▶ [THE PROBLEM] In the listing that follows, retype every line from the first through the one containing "const yAxisName = 'Kapazitaet (pF)';". Pictures are to be left out.

▶ [AVAILABLE DATA]
.....
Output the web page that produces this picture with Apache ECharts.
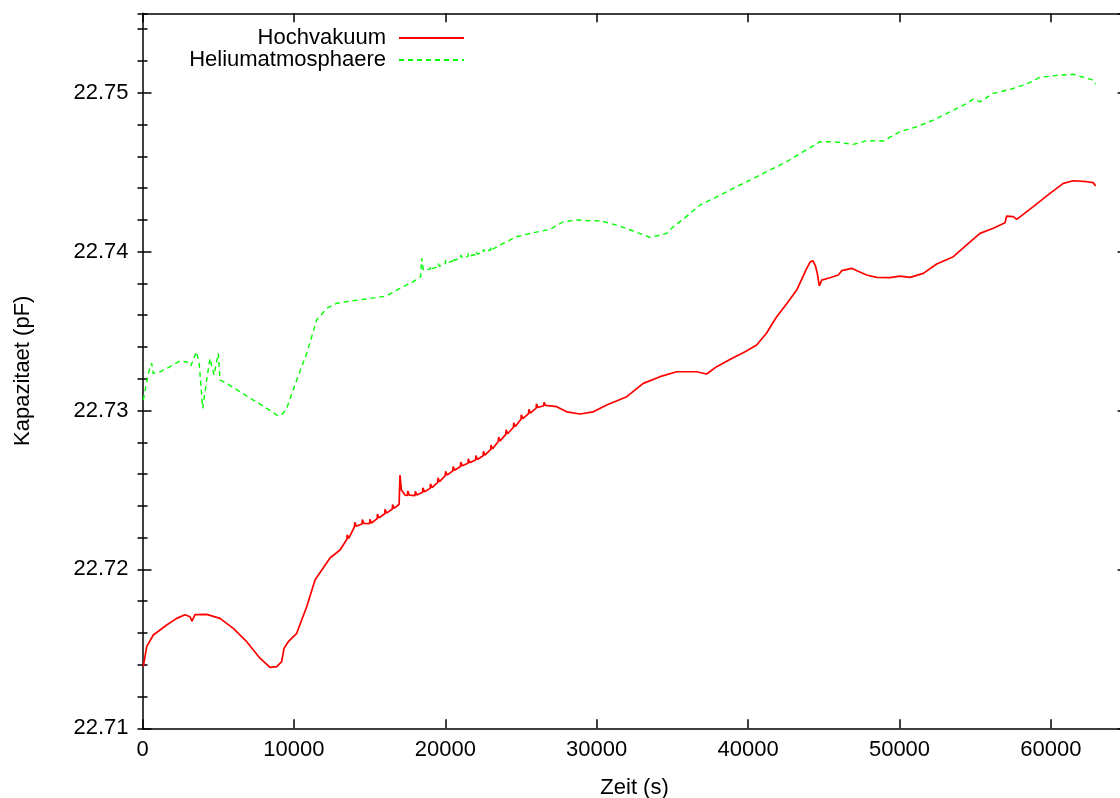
<!DOCTYPE html>
<html>
<head>
<meta charset="utf-8">
<script src="https://cdn.jsdelivr.net/npm/echarts@6/dist/echarts.min.js"></script>
<style>html,body{margin:0;padding:0;background:#fff}#c{width:1120px;height:798px}</style>
</head>
<body>
<div id="c"></div>
<script>
// ---- data (time in s, capacitance in pF) ----
const seriesNames = ['Hochvakuum', 'Heliumatmosphaere'];
const xAxisName = 'Zeit (s)';
const yAxisName = 'Kapazitaet (pF)';

const hochvakuum = [
 [53,22.71388],[277,22.71514],[713,22.71587],[1598,22.71650],[2259,22.71692],[2807,22.71715],[3137,22.71702],[3270,22.71675],[3468,22.71715],[4240,22.71717],[5119,22.71692],[5997,22.71629],[6882,22.71545],[7761,22.71441],[8421,22.71384],[8864,22.71388],[9194,22.71419],[9346,22.71503],[9630,22.71545],[10185,22.71598],[10846,22.71765],[11394,22.71933],[12384,22.72072],[13045,22.72122],
 [13500,22.72190],[13520,22.72218],[13620,22.72195],[14000,22.72268],[14020,22.72296],[14120,22.72272],[14500,22.72286],[14520,22.72314],[14620,22.72290],[15000,22.72288],[15020,22.72316],[15120,22.72292],[15500,22.72320],[15520,22.72348],[15620,22.72324],[16000,22.72350],[16020,22.72378],[16120,22.72354],[16500,22.72380],[16520,22.72408],[16620,22.72384],[16950,22.72410],[17008,22.72594],[17100,22.72500],[17338,22.72468],
 [17500,22.72466],[17520,22.72494],[17620,22.72468],[18000,22.72464],[18020,22.72492],[18120,22.72468],[18500,22.72485],[18520,22.72513],[18620,22.72489],[19000,22.72510],[19020,22.72538],[19120,22.72514],[19500,22.72548],[19520,22.72576],[19620,22.72552],[20000,22.72590],[20020,22.72618],[20120,22.72594],[20500,22.72620],[20520,22.72648],[20620,22.72624],[21000,22.72648],[21020,22.72676],[21120,22.72652],[21500,22.72668],[21520,22.72696],[21620,22.72672],[22000,22.72688],[22020,22.72716],[22120,22.72692],[22500,22.72715],[22520,22.72743],[22620,22.72719],[23000,22.72755],[23020,22.72783],[23120,22.72759],[23500,22.72805],[23520,22.72833],[23620,22.72809],[24000,22.72850],[24020,22.72878],[24120,22.72854],[24500,22.72895],[24520,22.72923],[24620,22.72899],[25000,22.72945],[25020,22.72973],[25120,22.72949],[25500,22.72980],[25520,22.73008],[25620,22.72984],[26000,22.73015],[26020,22.73043],[26120,22.73019],[26500,22.73030],[26520,22.73052],[26620,22.73032],
 [27358,22.73024],[28018,22.72992],[28897,22.72978],[29776,22.72992],[30661,22.73035],[31982,22.73087],[33078,22.73171],[34181,22.73213],[35284,22.73244],[36605,22.73244],[37266,22.73230],[37926,22.73276],[38917,22.73328],[39800,22.73370],[40568,22.73412],[41200,22.73485],[41889,22.73590],[42550,22.73672],[43210,22.73758],[43871,22.73895],[44100,22.73935],[44267,22.73943],[44450,22.73910],[44571,22.73863],[44703,22.73784],[44861,22.73821],[45400,22.73836],[45958,22.73853],[46182,22.73880],[46843,22.73895],[47300,22.73875],[47833,22.73853],[48494,22.73838],[49372,22.73836],[50033,22.73846],[50693,22.73838],[51572,22.73863],[52457,22.73922],[53553,22.73968],[54438,22.74042],[55317,22.74115],[56195,22.74147],[56968,22.74182],[57080,22.74224],[57516,22.74220],[57741,22.74203],[58837,22.74283],[59940,22.74367],[60818,22.74430],[61479,22.74446],[62364,22.74440],[62800,22.74434],[62958,22.74413]
];

const heliumatmosphaere = [
 [53,22.73066],[383,22.73234],[608,22.73297],[713,22.73234],[1156,22.73244],[1816,22.73276],[2477,22.73312],[2919,22.73307],[3184,22.73280],[3580,22.73370],[3752,22.73286],[3976,22.73014],[4240,22.73192],[4458,22.73328],[4723,22.73223],[5007,22.73360],[5119,22.73192],[5561,22.73171],[6440,22.73118],[7318,22.73066],[8203,22.73014],[8864,22.72972],[9194,22.72972],[9524,22.73014],[10185,22.73192],[10846,22.73360],[11506,22.73570],[12166,22.73643],[12827,22.73675],[13705,22.73689],[14809,22.73702],[16130,22.73721],[17008,22.73769],[17886,22.73811],[18375,22.73842],[18441,22.73958],[18547,22.73884],
 [19000,22.73890],[19020,22.73910],[19120,22.73893],[19500,22.73905],[19520,22.73925],[19620,22.73908],[20000,22.73925],[20020,22.73945],[20120,22.73928],[20500,22.73942],[20520,22.73962],[20620,22.73945],[21000,22.73958],[21020,22.73978],[21120,22.73961],[21500,22.73970],[21520,22.73990],[21620,22.73973],[22000,22.73982],[22020,22.74002],[22120,22.73985],[22500,22.73995],[22520,22.74015],[22620,22.73998],[23000,22.74012],[23020,22.74032],[23120,22.74015],
 [23613,22.74042],[24716,22.74094],[25812,22.74119],[26915,22.74140],[27794,22.74188],[28679,22.74199],[29776,22.74193],[30219,22.74195],[31321,22.74167],[32418,22.74130],[33521,22.74090],[34181,22.74104],[34623,22.74115],[35059,22.74157],[35720,22.74205],[36823,22.74293],[37926,22.74345],[39022,22.74398],[40568,22.74471],[41665,22.74524],[42550,22.74566],[43646,22.74629],[44749,22.74692],[45628,22.74692],[46949,22.74675],[47833,22.74698],[48930,22.74696],[50033,22.74755],[51136,22.74786],[52232,22.74828],[53335,22.74880],[54438,22.74933],[54874,22.74960],[55317,22.74943],[56195,22.74996],[57298,22.75021],[58401,22.75055],[59280,22.75097],[60601,22.75111],[61479,22.75116],[62364,22.75091],[62800,22.75080],[62958,22.75055]
];

const xMin = 0, xMax = 65000, xStep = 10000;
const yMin = 22.71, yMax = 22.755, yStep = 0.01, yMinorStep = 0.002;

// ---- chart ----
const FONT = 'Liberation Sans';
const black = '#000';
const chart = echarts.init(document.getElementById('c'), null, {renderer: 'canvas'});

const lineAx = {show: true, onZero: false, lineStyle: {color: black, width: 1.5}};
const tickMajor = {show: true, inside: true, length: 9, lineStyle: {color: black, width: 1.5}};
const tickMinor = {show: true, inside: true, length: 5, lineStyle: {color: black, width: 1.5}};

function xAx(pos, labels) {
  return {
    type: 'value', position: pos, min: xMin, max: xMax, interval: xStep,
    axisLine: lineAx, axisTick: tickMajor, splitLine: {show: false},
    axisLabel: labels ? {show: true, fontSize: 22, fontFamily: FONT, color: black, margin: 11, showMaxLabel: false,
      formatter: v => String(Math.round(v))} : {show: false},
    name: labels ? xAxisName : '', nameLocation: 'middle', nameGap: 49,
    nameTextStyle: {fontSize: 22, fontFamily: FONT, color: black}
  };
}
function yAx(pos, step, labels, showLine, tick) {
  return {
    type: 'value', position: pos, min: yMin, max: yMax, interval: step,
    axisLine: showLine ? lineAx : {show: false}, axisTick: tick, splitLine: {show: false},
    axisLabel: labels ? {show: true, fontSize: 22, fontFamily: FONT, color: black, margin: 14, showMaxLabel: false,
      formatter: v => v.toFixed(2)} : {show: false},
    name: labels ? yAxisName : '', nameLocation: 'middle', nameGap: 109,
    nameTextStyle: {fontSize: 22, fontFamily: FONT, color: black}
  };
}

const legendBase = {
  orient: 'vertical', align: 'right', right: 655, padding: 0,
  itemWidth: 65, itemHeight: 14,
  itemStyle: {opacity: 0},
  textStyle: {fontSize: 22, fontFamily: FONT, color: black, padding: [0, 8, 0, 0]}
};

chart.setOption({
  animation: false,
  backgroundColor: '#fff',
  grid: {left: 142.5, top: 13.3, right: -6.6, bottom: 69.7, containLabel: false, outerBoundsMode: 'none'},
  legend: [
    Object.assign({}, legendBase, {data: [seriesNames[0]], top: 27}),
    Object.assign({}, legendBase, {data: [seriesNames[1]], top: 49})
  ],
  xAxis: [xAx('bottom', true), xAx('top', false)],
  yAxis: [
    yAx('left', yStep, true, true, tickMajor),
    yAx('left', yMinorStep, false, false, tickMinor),
    yAx('right', yStep, false, true, tickMajor),
    yAx('right', yMinorStep, false, false, tickMinor)
  ],
  series: [
    {name: seriesNames[0], type: 'line', data: hochvakuum, symbol: 'none', showSymbol: false,
     xAxisIndex: 0, yAxisIndex: 0,
     lineStyle: {color: '#ff0000', width: 1.7}, itemStyle: {color: '#ff0000'}},
    {name: seriesNames[1], type: 'line', data: heliumatmosphaere, symbol: 'none', showSymbol: false,
     xAxisIndex: 0, yAxisIndex: 0,
     lineStyle: {color: '#00ff00', width: 1.4, type: [5, 4]}, itemStyle: {color: '#00ff00'}}
  ]
});
</script>
</body>
</html>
.....
▶ [SOLUTION BELOW]
Output the web page that produces this picture with Apache ECharts.
<!DOCTYPE html>
<html>
<head>
<meta charset="utf-8">
<script src="https://cdn.jsdelivr.net/npm/echarts@6/dist/echarts.min.js"></script>
<style>html,body{margin:0;padding:0;background:#fff}#c{width:1120px;height:798px}</style>
</head>
<body>
<div id="c"></div>
<script>
// ---- data (time in s, capacitance in pF) ----
const seriesNames = ['Hochvakuum', 'Heliumatmosphaere'];
const xAxisName = 'Zeit (s)';
const yAxisName = 'Kapazitaet (pF)';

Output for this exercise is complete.